Executive recommendations for manufacturing leaders
First, treat downtime reduction as a cross-functional cloud transformation strategy, not an isolated infrastructure project. Manufacturing continuity depends on ERP, integration, analytics, identity, and plant-connected systems operating as one governed platform. Second, prioritize platform engineering and automation early. Standardization is what allows resilience to scale across plants and acquisitions.
Third, align modernization sequencing to operational risk. Start with the systems whose failure most directly affects production scheduling, inventory accuracy, supplier coordination, and shipment execution. Fourth, institutionalize resilience testing and recovery drills. Many organizations discover their true dependencies only during failure. Finally, build governance that balances speed with control so cloud adoption improves reliability instead of multiplying inconsistency.

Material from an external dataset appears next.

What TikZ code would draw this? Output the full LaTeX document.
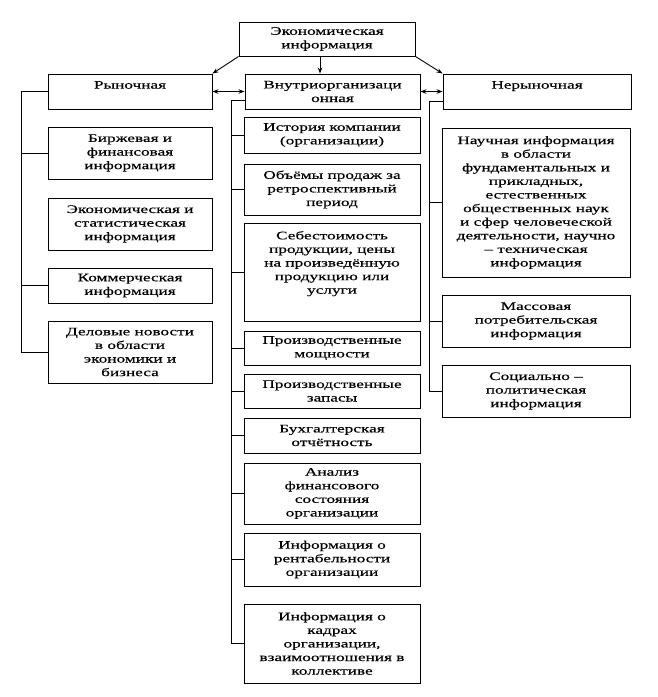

For manufacturing firms facing recurring downtime, the strategic question is no longer whether to modernize infrastructure. It is whether the business can continue scaling with fragmented systems, manual operations, and weak recovery design. Enterprise cloud modernization provides the architecture, governance, and operational discipline needed to support plant continuity, cloud ERP performance, SaaS interoperability, and long-term digital manufacturing growth.